"It has been a long day, a rough start to the week and it is good to get it over with.
"I am just really excited about the weekend."
Raiders coach Ricky Stuart said it was a verdict star fullback Wighton deserved.
"I am really happy with the hearing and for the team and for Jack," Stuart said.
"He has been pretty settled and confident for two days. He has handled himself really well because he has put so much into the season."
Stuart admitted the case had been a distraction for his team.
"I wanted to do some stuff with the team this afternoon and we had to postpone it," he said.
"We haven't had a session this week. But we will get through it. It is a challenge. It is not going to be anything but another hurdle we have to overcome."
In arguing his case, judiciary prosecutor Peter McGrath conceded the first point of contact between Wighton and Edwards was their forearms but said that didn't matter.
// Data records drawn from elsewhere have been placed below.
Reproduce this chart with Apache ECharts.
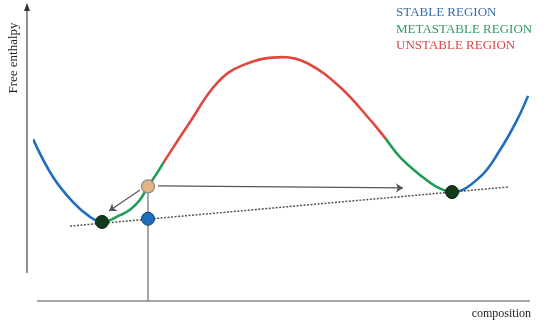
<!DOCTYPE html>
<html>
<head>
<meta charset="utf-8">
<script src="https://cdn.jsdelivr.net/npm/echarts@6/dist/echarts.min.js"></script>
<style>
  html, body { margin: 0; padding: 0; background: #ffffff; }
  #chart { width: 547px; height: 322px; }
</style>
</head>
<body>
<div id="chart"></div>
<script>
// Free enthalpy vs. composition, split into stability regions
const blueLeft   = [[0.6, 54.7], [4.6, 41.9], [8.6, 33.4], [12.0, 28.4], [14.4, 26.7]];
const greenLeft  = [[14.4, 26.7], [18.0, 29.0], [20.0, 30.8], [22.0, 34.2], [23.6, 38.7], [25.4, 43.2], [26.8, 47.0]];
const redMiddle  = [[26.8, 47.0], [32.0, 60.5], [37.4, 73.6], [42.6, 79.7], [50.6, 82.4], [55.4, 80.4], [62.0, 72.3], [68.6, 60.1], [71.0, 55.1]];
const greenRight = [[71.0, 55.1], [74.0, 48.6], [78.0, 42.6], [81.4, 38.5], [84.4, 36.8]];
const blueRight  = [[84.4, 36.8], [90.0, 41.9], [94.0, 51.0], [97.4, 61.1], [99.6, 69.3]];

const tangentLine  = [[8.0, 25.3], [95.6, 38.5]];
const equilibrium  = [[14.4, 26.7], [84.4, 36.8]];
const initialState = [[23.6, 38.7]];
const mixState     = [[23.6, 27.8]];
const dropLine     = [[23.6, 38.7], [23.6, 0]];
const decayArrow   = [[22.0, 37.5], [15.8, 30.4]];
const shiftArrow   = [[25.6, 38.9], [74.6, 38.2]];

const legendLabels = ['STABLE REGION', 'METASTABLE REGION', 'UNSTABLE REGION'];
const yAxisName = 'Free enthalpy';
const xAxisName = 'composition';

const BLUE = '#1f6dbf', GREEN = '#1c9e55', RED = '#e0483f';
const legendColors = ['#3a6db3', '#2f9a62', '#d9474c'];
const SERIF = '"Liberation Serif", "DejaVu Serif", serif';

// one continuous curve; each region gets its colour from the visualMap
const segments = [
  { pts: blueLeft, color: BLUE },
  { pts: greenLeft, color: GREEN },
  { pts: redMiddle, color: RED },
  { pts: greenRight, color: GREEN },
  { pts: blueRight, color: BLUE }
];
const fullCurve = [];
const pieces = [];
segments.forEach(function (s, i) {
  s.pts.forEach(function (p, j) { if (i === 0 || j > 0) fullCurve.push(p); });
  pieces.push({ gte: s.pts[0][0], lt: s.pts[s.pts.length - 1][0] + (i === segments.length - 1 ? 1 : 0), color: s.color });
});

function arrow(pair) {
  return {
    type: 'line', data: [], silent: true,
    markLine: {
      silent: true, symbol: ['none', 'arrow'], symbolSize: 7,
      label: { show: false },
      lineStyle: { color: '#555', width: 1.2, type: 'solid' },
      data: [[{ coord: pair[0] }, { coord: pair[1] }]]
    }
  };
}

const chart = echarts.init(document.getElementById('chart'));
chart.setOption({
  animation: false,
  backgroundColor: '#ffffff',
  grid: { left: 30, right: 17, top: 5, bottom: 21 },
  xAxis: { type: 'value', min: 0, max: 100, show: false },
  yAxis: { type: 'value', min: 0, max: 100, show: false },
  visualMap: {
    type: 'piecewise', show: false, dimension: 0, seriesIndex: 4,
    pieces: pieces
  },
  graphic: [
    // vertical axis with arrow head
    { type: 'line', shape: { x1: 27, y1: 8, x2: 27, y2: 273 }, style: { stroke: '#555', lineWidth: 1.3 } },
    { type: 'polygon', shape: { points: [[27, 3], [24, 11], [30, 11]] }, style: { fill: '#333' } },
    // horizontal axis
    { type: 'line', shape: { x1: 37, y1: 301, x2: 530, y2: 301 }, style: { stroke: '#a5a5a5', lineWidth: 2 } },
    { type: 'text', x: 14, y: 58, rotation: Math.PI / 2, style: { text: yAxisName, font: '13px ' + SERIF, fill: '#222', align: 'center', verticalAlign: 'middle' } },
    { type: 'text', x: 531, y: 314, style: { text: xAxisName, font: '12px ' + SERIF, fill: '#222', align: 'right', verticalAlign: 'middle' } },
    { type: 'text', x: 396, y: 13, style: { text: legendLabels[0], font: '13px ' + SERIF, fill: legendColors[0], verticalAlign: 'middle' } },
    { type: 'text', x: 396, y: 30, style: { text: legendLabels[1], font: '13px ' + SERIF, fill: legendColors[1], verticalAlign: 'middle' } },
    { type: 'text', x: 396, y: 46, style: { text: legendLabels[2], font: '13px ' + SERIF, fill: legendColors[2], verticalAlign: 'middle' } }
  ],
  series: [
    {
      type: 'line', data: tangentLine, symbol: 'none', silent: true,
      lineStyle: { color: '#555', width: 1.5, type: [2, 1.5] }, z: 1
    },
    {
      type: 'line', data: dropLine, symbol: 'none', silent: true,
      lineStyle: { color: '#8a8a8a', width: 1.5 }, z: 1
    },
    arrow(decayArrow),
    arrow(shiftArrow),
    {
      type: 'line', data: fullCurve, smooth: 0.4, symbol: 'none', silent: true,
      lineStyle: { width: 2.6 }, z: 3
    },
    {
      type: 'scatter', data: equilibrium, symbolSize: 13, silent: true, z: 5,
      itemStyle: { color: '#123a1c', borderColor: '#0b2410', borderWidth: 1, opacity: 1 }
    },
    {
      type: 'scatter', data: initialState, symbolSize: 13, silent: true, z: 5,
      itemStyle: { color: '#e2b483', borderColor: '#8a8a8a', borderWidth: 1.2, opacity: 1 }
    },
    {
      type: 'scatter', data: mixState, symbolSize: 13, silent: true, z: 5,
      itemStyle: { color: '#1f6dbf', borderColor: '#16406e', borderWidth: 1, opacity: 1 }
    }
  ]
});
</script>
</body>
</html>
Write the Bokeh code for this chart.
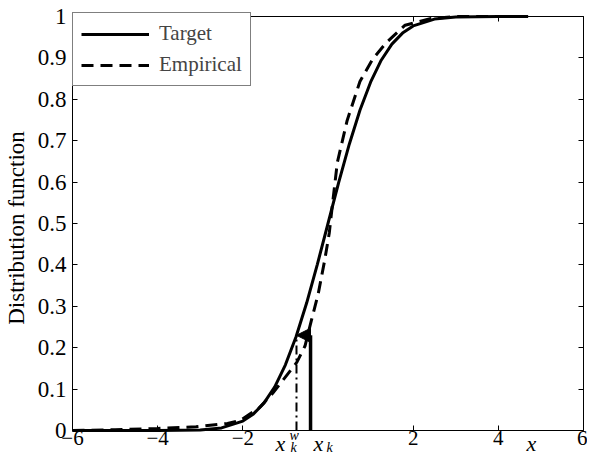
from bokeh.plotting import figure
from bokeh.models import (Range1d, FixedTicker, Legend, LegendItem, Arrow, NormalHead,
                          LinearAxis)
from bokeh.core.properties import value
from bokeh.embed import file_html
from bokeh.resources import INLINE

# ---- data ----
target_x = [-6, -5, -4, -3, -2.5, -2, -1.75, -1.5, -1.25, -1, -0.75, -0.5, -0.25, 0,
            0.25, 0.5, 0.75, 1, 1.25, 1.5, 1.75, 2, 2.5, 3, 4, 4.7]
target_y = [0, 0, 0.00003, 0.0013, 0.0062, 0.0228, 0.0401, 0.0668, 0.1056, 0.1587, 0.2266,
            0.3085, 0.4013, 0.5, 0.5987, 0.6915, 0.7734, 0.8413, 0.8944, 0.9332, 0.9599,
            0.9772, 0.9938, 0.9987, 1.0, 1.0]

emp_x = [-6, -5, -4, -3.1, -2.36, -2.05, -1.6, -1.3, -1.07, -0.73, -0.54, -0.39, -0.23,
         -0.08, 0.03, 0.12, 0.22, 0.45, 0.75, 1.05, 1.36, 1.81, 2.42, 3.0, 4.7]
emp_y = [0.0, 0.002, 0.005, 0.009, 0.017, 0.025, 0.056, 0.09, 0.12, 0.165, 0.204, 0.266,
         0.33, 0.41, 0.477, 0.56, 0.648, 0.749, 0.843, 0.897, 0.936, 0.979, 0.995, 1.0, 1.0]

xk_w = -0.74      # x_k^w
xk = -0.41        # x_k
Fk = 0.23         # level of the arrow
x_name_pos = 4.8  # where the "x" axis name sits

x_lo, x_hi = -6, 6
y_lo, y_hi = 0, 1
x_ticks = [-6, -4, -2, 2, 4, 6]
x_tick_labels = ["\u22126", "\u22124", "\u22122", "2", "4", "6"]
y_ticks = [0, 0.1, 0.2, 0.3, 0.4, 0.5, 0.6, 0.7, 0.8, 0.9, 1.0]
y_tick_labels = ["0", "0.1", "0.2", "0.3", "0.4", "0.5", "0.6", "0.7", "0.8", "0.9", "1"]

FONT = "Liberation Serif"

# ---- layout (pixels) ----
W, H = 587, 455
PAD_L, PAD_R, PAD_T, PAD_B = 72, 4, 16, 25       # box position inside the canvas
sx = (W - PAD_L - PAD_R) / (x_hi - x_lo)
sy = (H - PAD_T - PAD_B) / (y_hi - y_lo)

p = figure(width=W, height=H, output_backend="svg", toolbar_location=None,
           x_range=Range1d(x_lo - PAD_L / sx, x_hi + PAD_R / sx),
           y_range=Range1d(y_lo - PAD_B / sy, y_hi + PAD_T / sy),
           min_border=0, x_axis_location=None, y_axis_location=None)
p.background_fill_color = "white"
p.border_fill_color = "white"
p.outline_line_color = None
p.xgrid.visible = False
p.ygrid.visible = False

def style_axis(ax, labels=True):
    ax.axis_line_color = None
    ax.major_tick_in = 5
    ax.major_tick_out = 0
    ax.major_tick_line_color = "black"
    ax.minor_tick_line_color = None
    ax.major_label_text_font = FONT
    ax.major_label_text_font_size = "22px" if labels else "0px"
    ax.major_label_text_color = "black"

xb = LinearAxis(fixed_location=y_lo, ticker=FixedTicker(ticks=x_ticks))
style_axis(xb)
xb.major_label_text_font_size = "21px"
xb.major_label_overrides = {t: l for t, l in zip(x_ticks, x_tick_labels)}
xb.major_label_standoff = 0
p.add_layout(xb, "below")

yl = LinearAxis(fixed_location=x_lo, ticker=FixedTicker(ticks=y_ticks))
style_axis(yl)
yl.major_label_text_font_size = "23px"
yl.major_label_overrides = {t: l for t, l in zip(y_ticks, y_tick_labels)}
yl.major_label_standoff = 6
yl.axis_label = "Distribution function"
yl.axis_label_text_font = FONT
yl.axis_label_text_font_size = "23px"
yl.axis_label_text_font_style = "normal"
yl.axis_label_text_color = "black"
yl.axis_label_standoff = 6
p.add_layout(yl, "left")

xt = LinearAxis(fixed_location=y_hi, ticker=FixedTicker(ticks=x_ticks))
style_axis(xt, labels=False)
xt.major_label_overrides = {t: "" for t in x_ticks}
p.add_layout(xt, "above")

yr = LinearAxis(fixed_location=x_hi, ticker=FixedTicker(ticks=y_ticks))
style_axis(yr, labels=False)
yr.major_label_overrides = {t: "" for t in y_ticks}
p.add_layout(yr, "right")

# box
p.quad(left=[x_lo], right=[x_hi], bottom=[y_lo], top=[y_hi], fill_color=None,
       line_color="black", line_width=1)

r_target = p.line(target_x, target_y, line_color="black", line_width=3)
r_emp = p.line(emp_x, emp_y, line_color="black", line_width=3, line_dash="12 7")

# vertical markers
p.line([xk_w, xk_w], [0, Fk], line_color="black", line_width=2, line_dash="9 4 2 4")
p.line([xk, xk], [0, Fk], line_color="black", line_width=3.5)
p.add_layout(Arrow(end=NormalHead(size=14, fill_color="black", line_color="black"),
                   x_start=xk, y_start=Fk, x_end=xk_w, y_end=Fk,
                   line_color="black", line_width=2))

# x-axis special labels (italic math-style letters)
def lab(x, text, xo, yo, size):
    p.text(x=[x], y=[y_lo], text=[text], x_offset=xo, y_offset=yo,
           text_font=value(FONT), text_font_style="italic", text_font_size=size,
           text_color="black", text_baseline="alphabetic", text_align="left")

lab(xk_w, "x", -21, 13, "22px")
lab(xk_w, "w", -7, 5, "14px")
lab(xk_w, "k", -6, 17, "14px")
lab(xk, "x", 3, 13, "22px")
lab(xk, "k", 16, 17, "14px")
lab(x_name_pos, "x", -6, 13, "22px")

LEG_H = 70
legend = Legend(items=[LegendItem(label="Target", renderers=[r_target]),
                       LegendItem(label="Empirical", renderers=[r_emp])],
                location=(PAD_L, H - PAD_T - LEG_H), margin=0, padding=8, spacing=6,
                glyph_width=68, glyph_height=24, label_height=24, label_standoff=10,
                label_text_font=FONT, label_text_font_size="21px",
                border_line_color="black", border_line_width=1,
                background_fill_color="white", background_fill_alpha=1.0)
p.add_layout(legend)

open("out.html", "w").write(file_html(p, INLINE))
"It was a classic shoulder charge that player Wighton was at least careless in the way he effected it," McGrath said.
"The upper arm was tucked and forced against his side.
"There was forceful contact. He made no attempt to make a conventional tackle."
Wighton's defence counsel Nick Ghabar argued the tackle in the Raiders win over the Tigers at Leichhardt Oval on Sunday was "more a collision than a charge".
"Player Wighton has gone in rather clumsily," he said."But he did not have his upper arm or shoulder tucked into his side.
"The arm was never braced and he followed through with a pushing-type motion."
A small group of Raiders fans celebrated outside League Central after the verdict was read out.